··· AVAILABLE DATA

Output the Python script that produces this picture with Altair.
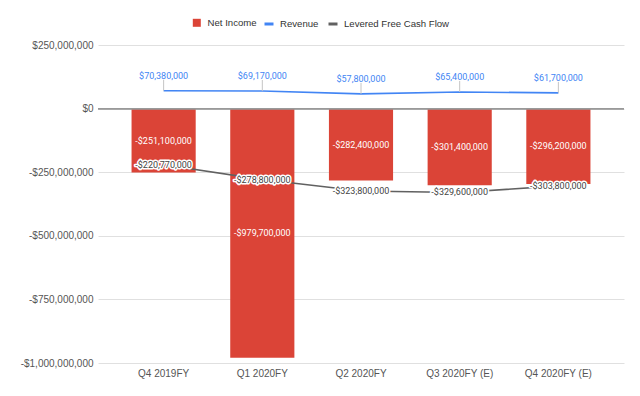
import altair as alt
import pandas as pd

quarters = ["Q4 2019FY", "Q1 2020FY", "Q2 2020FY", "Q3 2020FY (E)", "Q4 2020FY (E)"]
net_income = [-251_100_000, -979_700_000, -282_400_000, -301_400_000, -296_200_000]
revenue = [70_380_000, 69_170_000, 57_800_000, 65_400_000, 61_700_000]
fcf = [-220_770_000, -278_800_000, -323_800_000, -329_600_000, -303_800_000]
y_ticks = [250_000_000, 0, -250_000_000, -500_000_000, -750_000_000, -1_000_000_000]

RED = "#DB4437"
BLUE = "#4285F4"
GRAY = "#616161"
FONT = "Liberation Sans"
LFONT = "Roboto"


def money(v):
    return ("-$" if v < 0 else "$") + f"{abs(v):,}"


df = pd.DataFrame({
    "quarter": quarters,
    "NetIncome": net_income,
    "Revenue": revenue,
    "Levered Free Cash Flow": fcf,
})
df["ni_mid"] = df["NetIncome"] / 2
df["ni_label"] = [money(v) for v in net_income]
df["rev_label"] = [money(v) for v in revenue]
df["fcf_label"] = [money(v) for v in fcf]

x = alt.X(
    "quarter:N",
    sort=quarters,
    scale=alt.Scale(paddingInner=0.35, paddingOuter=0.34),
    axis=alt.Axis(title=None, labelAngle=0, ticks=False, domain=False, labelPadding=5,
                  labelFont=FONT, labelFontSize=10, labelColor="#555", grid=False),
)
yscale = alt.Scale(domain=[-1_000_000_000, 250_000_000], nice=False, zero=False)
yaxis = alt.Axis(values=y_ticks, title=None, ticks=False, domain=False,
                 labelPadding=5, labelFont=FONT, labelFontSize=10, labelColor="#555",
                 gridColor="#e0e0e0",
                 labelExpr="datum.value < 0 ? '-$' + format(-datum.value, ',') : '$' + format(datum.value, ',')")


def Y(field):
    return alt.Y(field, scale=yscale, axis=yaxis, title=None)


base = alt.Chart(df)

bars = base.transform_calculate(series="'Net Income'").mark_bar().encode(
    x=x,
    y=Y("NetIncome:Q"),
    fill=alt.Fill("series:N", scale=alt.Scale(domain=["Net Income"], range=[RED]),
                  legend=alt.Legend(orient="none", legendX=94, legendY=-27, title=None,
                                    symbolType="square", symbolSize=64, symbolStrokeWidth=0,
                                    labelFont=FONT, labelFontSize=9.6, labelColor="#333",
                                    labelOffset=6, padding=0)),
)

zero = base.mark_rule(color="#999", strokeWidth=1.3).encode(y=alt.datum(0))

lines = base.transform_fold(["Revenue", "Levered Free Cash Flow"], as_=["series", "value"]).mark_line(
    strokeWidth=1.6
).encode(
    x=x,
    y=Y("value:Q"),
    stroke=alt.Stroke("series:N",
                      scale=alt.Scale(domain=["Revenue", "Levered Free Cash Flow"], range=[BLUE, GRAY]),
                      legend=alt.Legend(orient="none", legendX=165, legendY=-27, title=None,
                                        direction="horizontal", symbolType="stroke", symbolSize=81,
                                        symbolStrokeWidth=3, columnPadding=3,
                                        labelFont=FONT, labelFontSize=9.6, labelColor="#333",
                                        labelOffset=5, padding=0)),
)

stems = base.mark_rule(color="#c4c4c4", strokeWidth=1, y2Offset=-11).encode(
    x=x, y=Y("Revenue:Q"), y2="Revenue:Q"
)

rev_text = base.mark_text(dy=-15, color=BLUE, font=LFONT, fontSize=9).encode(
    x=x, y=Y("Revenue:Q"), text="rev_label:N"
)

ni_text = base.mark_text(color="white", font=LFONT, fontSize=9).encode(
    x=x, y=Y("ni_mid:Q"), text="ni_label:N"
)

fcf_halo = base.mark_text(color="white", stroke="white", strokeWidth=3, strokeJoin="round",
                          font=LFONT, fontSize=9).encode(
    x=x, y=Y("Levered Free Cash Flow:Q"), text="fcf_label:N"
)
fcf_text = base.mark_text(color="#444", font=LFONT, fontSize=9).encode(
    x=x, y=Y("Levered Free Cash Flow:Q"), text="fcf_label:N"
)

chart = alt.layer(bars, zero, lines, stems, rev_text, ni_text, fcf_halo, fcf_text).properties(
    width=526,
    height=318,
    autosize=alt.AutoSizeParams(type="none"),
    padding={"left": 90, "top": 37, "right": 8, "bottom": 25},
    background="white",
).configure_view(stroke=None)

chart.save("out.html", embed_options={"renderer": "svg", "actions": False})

······

DESCRIPTION OF THE TASK :: Copy exactly the lines running from the beginning of the listing through the line that has "for v in fcf]". Drop the pictures.

WRITTEN RESPONSE ::
Output the Python script that produces this picture with Altair.
import altair as alt
import pandas as pd

quarters = ["Q4 2019FY", "Q1 2020FY", "Q2 2020FY", "Q3 2020FY (E)", "Q4 2020FY (E)"]
net_income = [-251_100_000, -979_700_000, -282_400_000, -301_400_000, -296_200_000]
revenue = [70_380_000, 69_170_000, 57_800_000, 65_400_000, 61_700_000]
fcf = [-220_770_000, -278_800_000, -323_800_000, -329_600_000, -303_800_000]
y_ticks = [250_000_000, 0, -250_000_000, -500_000_000, -750_000_000, -1_000_000_000]

RED = "#DB4437"
BLUE = "#4285F4"
GRAY = "#616161"
FONT = "Liberation Sans"
LFONT = "Roboto"


def money(v):
    return ("-$" if v < 0 else "$") + f"{abs(v):,}"


df = pd.DataFrame({
    "quarter": quarters,
    "NetIncome": net_income,
    "Revenue": revenue,
    "Levered Free Cash Flow": fcf,
})
df["ni_mid"] = df["NetIncome"] / 2
df["ni_label"] = [money(v) for v in net_income]
df["rev_label"] = [money(v) for v in revenue]
df["fcf_label"] = [money(v) for v in fcf]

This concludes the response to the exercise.